During these fiestas, the huge park of San Isidro becomes home to many food stalls, pop-up concerts, and even a fairground complete with a Ferris wheel.
During this event, both red and white carnations are sold at almost every stand, alongside pañuelos and flat caps.
People can be seen in traditional outfits as either a chulapo or a chulapa – with the first wearing a flat cap and with the latter normally sporting a pañuelo and a carnation in their hair.
The fiestas de la Paloma also incorporate the chulapos and chulapas in their celebrations, although these are normally held in warmer summer months, usually in late August.
During the celebrations, the streets that are normally home to the Sunday Rastro, convert into streets that welcome food and drink stands, along with fairground games and live music for the three days of celebrations.
Whilst the nighttime side of these celebrations are almost exclusively for adults, a red carnation can almost always be seen in every woman’s hand or hair.
How to Grow Carnations At Home
Carnations are not only for the Spaniards, but you can also grow your own at home and it is relatively easy.
All you need to grow carnations at home is sunlight (full sun is preferred), slightly alkaline soil, and light watering from two to three times per week.
Carnations are easy to grow for the beginner gardener too as they require very little watering (just keep the soil moist) and show clear signs for if you do get to the point where you are overwatering them.

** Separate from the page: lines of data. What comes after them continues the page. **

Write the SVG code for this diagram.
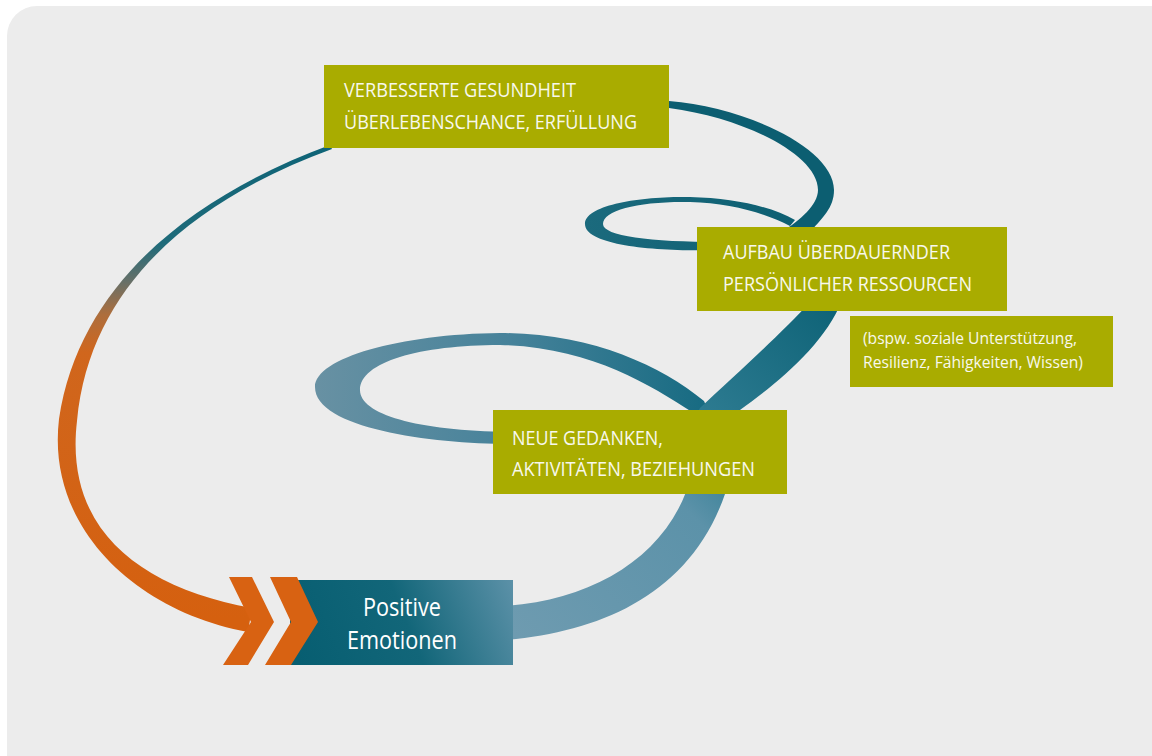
<svg xmlns="http://www.w3.org/2000/svg" width="1152" height="756" viewBox="0 0 1152 756">
<defs>
  <linearGradient id="gOrange" gradientUnits="userSpaceOnUse" x1="0" y1="150" x2="0" y2="620">
    <stop offset="0" stop-color="#0f6477"/>
    <stop offset="0.2" stop-color="#1f6b7a"/>
    <stop offset="0.28" stop-color="#677068"/>
    <stop offset="0.35" stop-color="#ad6e3d"/>
    <stop offset="0.43" stop-color="#d0661d"/>
    <stop offset="1" stop-color="#d5600f"/>
  </linearGradient>
  <linearGradient id="gBand" gradientUnits="userSpaceOnUse" x1="510" y1="630" x2="840" y2="300">
    <stop offset="0" stop-color="#6e9bb0"/>
    <stop offset="0.45" stop-color="#5c92a9"/>
    <stop offset="0.62" stop-color="#2d7b91"/>
    <stop offset="1" stop-color="#0d6276"/>
  </linearGradient>
  <linearGradient id="gLoop" gradientUnits="userSpaceOnUse" x1="315" y1="0" x2="705" y2="0">
    <stop offset="0" stop-color="#6891a3"/>
    <stop offset="0.5" stop-color="#46829a"/>
    <stop offset="1" stop-color="#176b82"/>
  </linearGradient>
  <linearGradient id="gSmall" gradientUnits="userSpaceOnUse" x1="585" y1="0" x2="795" y2="0">
    <stop offset="0" stop-color="#1b6a7d"/>
    <stop offset="1" stop-color="#0d5f72"/>
  </linearGradient>
  <linearGradient id="gPos" gradientUnits="userSpaceOnUse" x1="300" y1="665" x2="513" y2="580">
    <stop offset="0" stop-color="#075e71"/>
    <stop offset="0.5" stop-color="#126679"/>
    <stop offset="1" stop-color="#5c91a8"/>
  </linearGradient>
</defs>
<style>
  .box{fill:#a9ac00}
  .lbl{font-family:"Open Sans","Liberation Sans",sans-serif;fill:#f8f8ec;font-size:20px}
  .small{font-size:16.5px}
  .chev{fill:#d86212}
  .pos{font-family:"Open Sans","Liberation Sans",sans-serif;font-size:25px;fill:#ffffff;text-anchor:middle}
</style>
<path id="background" d="M7,36 A30,30 0 0 1 37,6 L1152,6 L1152,756 L7,756 Z" fill="#ececec"/>

<g id="connectors">
  <path id="return-arc" fill="url(#gOrange)" d="M330,145 C200,193 80,279 59,419 C46,529 138,612 248,632 L252,608 C142,588 64,531 77,421 C90,281 201,197 332,149 Z"/>
  <path id="lower-loop" fill="url(#gLoop)" d="M520,444 C440,445 315,430 315,387 C315,358 400,334 500,333 C590,333 660,365 704,401 L708,410 L692,412 C650,385 590,347 500,345 C420,345 360,362 360,390 C360,415 420,432 520,432 Z"/>
  <path id="main-band" fill="url(#gBand)" d="M505,640 C600,632 690,595 725,494 C732,470 736,440 740,410 C775,385 825,345 842,300 L812,300 C780,335 735,375 700,408 L688,430 L686,492 C660,560 590,600 505,606 Z"/>
  <path id="upper-loop" fill="url(#gSmall)" d="M720,250 C660,252 585,246 585,224 C585,205 640,196 690,197 C735,198 772,207 795,220 L790,226 C765,213 730,203 690,202 C640,201 603,210 603,224 C603,236 650,242 720,242 Z"/>
  <path id="upper-arc" fill="#0c5e71" d="M812,240 L812,230 C822,218 834,208 834,190 C834,148 745,107 669,101 L655,100 L655,109 L669,108 C745,118 818,155 818,190 C818,205 800,220 782,232 L782,240 Z"/>
</g>

<g id="node-health">
  <rect class="box" x="324" y="65" width="345" height="83"/>
  <text class="lbl" x="344" y="97" textLength="232" lengthAdjust="spacingAndGlyphs">VERBESSERTE GESUNDHEIT</text>
  <text class="lbl" x="344" y="129" textLength="293" lengthAdjust="spacingAndGlyphs">ÜBERLEBENSCHANCE, ERFÜLLUNG</text>
</g>

<g id="node-resources">
  <rect class="box" x="697" y="227" width="310" height="84"/>
  <text class="lbl" x="723" y="259" textLength="227" lengthAdjust="spacingAndGlyphs">AUFBAU ÜBERDAUERNDER</text>
  <text class="lbl" x="723" y="291" textLength="249" lengthAdjust="spacingAndGlyphs">PERSÖNLICHER RESSOURCEN</text>
</g>

<g id="node-examples">
  <rect class="box" x="850" y="316" width="263" height="71"/>
  <text class="lbl small" x="863" y="344" textLength="214" lengthAdjust="spacingAndGlyphs">(bspw. soziale Unterstützung,</text>
  <text class="lbl small" x="863" y="368" textLength="220" lengthAdjust="spacingAndGlyphs">Resilienz, Fähigkeiten, Wissen)</text>
</g>

<g id="node-thoughts">
  <rect class="box" x="493" y="410" width="294" height="84"/>
  <text class="lbl" x="512" y="445" textLength="151" lengthAdjust="spacingAndGlyphs">NEUE GEDANKEN,</text>
  <text class="lbl" x="512" y="476" textLength="243" lengthAdjust="spacingAndGlyphs">AKTIVITÄTEN, BEZIEHUNGEN</text>
</g>

<g id="node-emotions">
  <rect x="290" y="580" width="223" height="85" fill="url(#gPos)"/>
  <polygon class="chev" points="229,577 252,577 274,622 248,665 223,665 251,622"/>
  <polygon class="chev" points="270,577 297,577 318,622 291,665 265,665 291,622"/>
  <text class="pos" x="402" y="616" textLength="78" lengthAdjust="spacingAndGlyphs">Positive</text>
  <text class="pos" x="402" y="649" textLength="110" lengthAdjust="spacingAndGlyphs">Emotionen</text>
</g>
</svg>
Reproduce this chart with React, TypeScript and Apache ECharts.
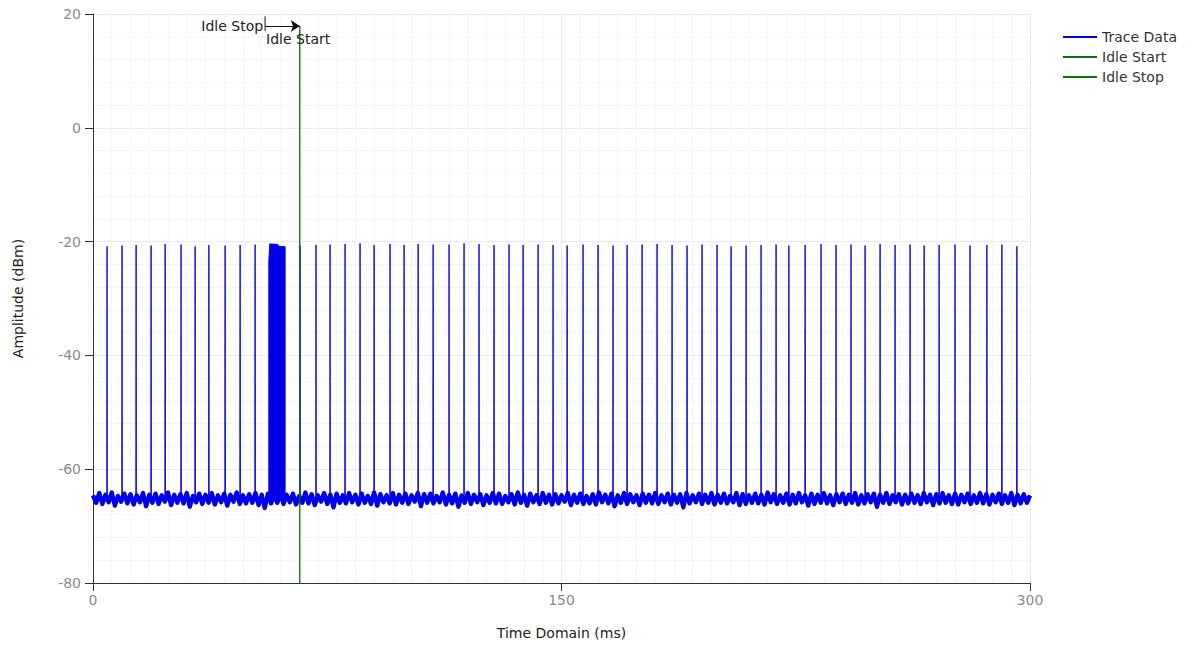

If the petals start to yellow, it is a sign that they are getting too much water.
So if you do want to grow your own carnations from seeds at home, by following these simple guidelines you will have your very own ones within six to eight weeks.
To sum things up, the carnation is a flower that aside from its beauty, also holds an important role in Spanish culture that can be seen reflected in Spanish events and in Spanish media.
So, if you can’t visit Spain yet, why not introduce a little bit of Spain to your own garden and plant Spain’s national flower, the carnation, today.